Prompt: No images are to be carried over; print all other material exactly as it stands.

* begin *

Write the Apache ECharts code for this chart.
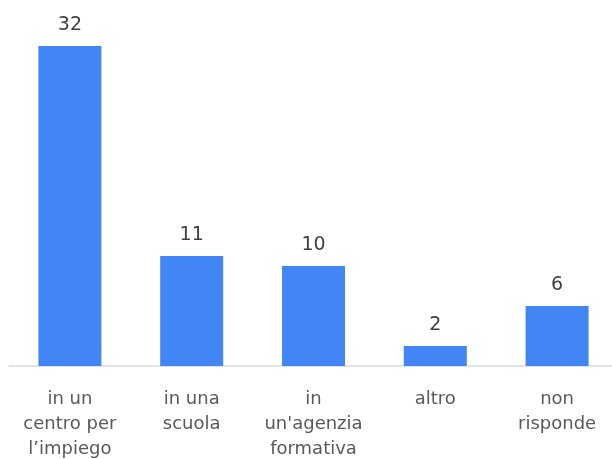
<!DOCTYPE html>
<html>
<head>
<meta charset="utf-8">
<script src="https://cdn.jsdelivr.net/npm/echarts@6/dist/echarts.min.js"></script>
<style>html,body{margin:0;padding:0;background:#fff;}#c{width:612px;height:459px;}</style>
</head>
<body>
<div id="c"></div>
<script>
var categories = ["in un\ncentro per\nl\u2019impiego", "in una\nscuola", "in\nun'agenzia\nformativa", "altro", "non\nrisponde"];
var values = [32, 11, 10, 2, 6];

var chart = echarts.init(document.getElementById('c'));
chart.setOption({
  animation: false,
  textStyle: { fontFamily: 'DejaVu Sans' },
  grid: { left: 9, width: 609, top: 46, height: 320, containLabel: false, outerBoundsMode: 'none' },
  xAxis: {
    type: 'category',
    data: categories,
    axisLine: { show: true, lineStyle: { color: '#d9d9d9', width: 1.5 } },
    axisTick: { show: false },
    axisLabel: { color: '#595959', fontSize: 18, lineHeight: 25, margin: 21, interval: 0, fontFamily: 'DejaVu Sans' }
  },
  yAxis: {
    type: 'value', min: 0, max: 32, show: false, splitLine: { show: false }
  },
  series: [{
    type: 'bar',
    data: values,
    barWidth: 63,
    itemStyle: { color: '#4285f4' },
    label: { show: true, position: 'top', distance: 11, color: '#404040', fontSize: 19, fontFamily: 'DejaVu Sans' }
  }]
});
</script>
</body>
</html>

* end *

Response below:
Write the Apache ECharts code for this chart.
<!DOCTYPE html>
<html>
<head>
<meta charset="utf-8">
<script src="https://cdn.jsdelivr.net/npm/echarts@6/dist/echarts.min.js"></script>
<style>html,body{margin:0;padding:0;background:#fff;}#c{width:612px;height:459px;}</style>
</head>
<body>
<div id="c"></div>
<script>
var categories = ["in un\ncentro per\nl\u2019impiego", "in una\nscuola", "in\nun'agenzia\nformativa", "altro", "non\nrisponde"];
var values = [32, 11, 10, 2, 6];

var chart = echarts.init(document.getElementById('c'));
chart.setOption({
  animation: false,
  textStyle: { fontFamily: 'DejaVu Sans' },
  grid: { left: 9, width: 609, top: 46, height: 320, containLabel: false, outerBoundsMode: 'none' },
  xAxis: {
    type: 'category',
    data: categories,
    axisLine: { show: true, lineStyle: { color: '#d9d9d9', width: 1.5 } },
    axisTick: { show: false },
    axisLabel: { color: '#595959', fontSize: 18, lineHeight: 25, margin: 21, interval: 0, fontFamily: 'DejaVu Sans' }
  },
  yAxis: {
    type: 'value', min: 0, max: 32, show: false, splitLine: { show: false }
  },
  series: [{
    type: 'bar',
    data: values,
    barWidth: 63,
    itemStyle: { color: '#4285f4' },
    label: { show: true, position: 'top', distance: 11, color: '#404040', fontSize: 19, fontFamily: 'DejaVu Sans' }
  }]
});
</script>
</body>
</html>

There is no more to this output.